Resolution by Circulation 

Section 175 of theCompanies Act, 2013 deals with Passing of resolution by circulation

A new section 175 of the Companies Act, 2013 came into force from 1st April, 2014 which provides for Passing of resolution by circulation. According to this section:

(i) The Act allows the Board of directors to pass resolution by Circulation also. No resolution shall be deemed to have been duly passed by the Board or by a committee thereof by circulation unless:

(a) The resolution has been circulated in draft, together with the necessary papers, if any, to all the directors, or members of the committee, as the case may be,

(b) at their addresses registered with the company in India,

(c) by hand delivery or by post or by courier, or through such electronic means as may be prescribed, and

(d) and has been approved by a majority of the directors or members, who are entitled to vote on the resolution.

Resolution by Circulation 

The Companies (Meetings of Board and its Powers) Rules, 2014 provides that a resolution in draft form may be circulated to the directors together with the necessary papers for seeking their approval, by electronic means which may include E-mail or fax.

(ii) If at least 1/3rd of third of the total number of directors of the company for the time being require that any resolution under circulation must be decided at a meeting, the chairperson shall put the resolution to be decided at a meeting of the Board (instead of being decided by circulation).

(iii) A resolution that has been passed by circulation shall have to be necessarily be noted in the next meeting of board or the committee, as the case may be, and made part of the minutes of such meeting.

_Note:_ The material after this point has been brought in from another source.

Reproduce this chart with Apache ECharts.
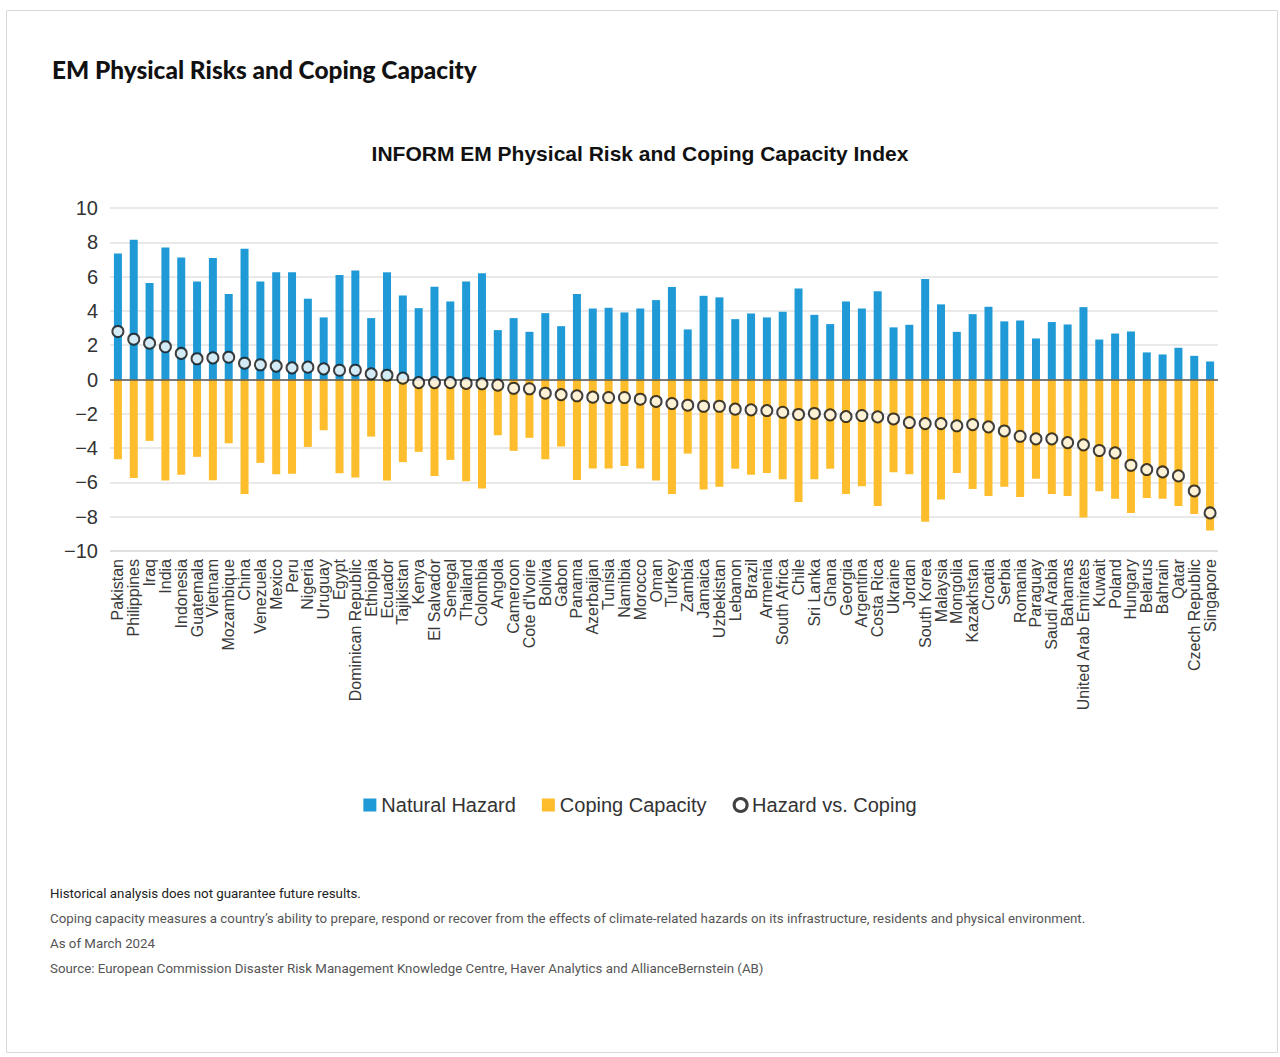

Resolution by Circulation 

Various points of comparison in respect to old law i.e. the Companies Act, 1956

(i) This section corresponds to section 289 of the Companies Act, 1956 i.e. passing of resolutions by circulation.

(ii) Under the New Act, if at least 1/3rd of third of the total number of directors of the company for the time being require that any resolution under circulation must be decided at a meeting, the chairperson shall put the resolution to be decided at a meeting of the Board instead of being decided by circulation.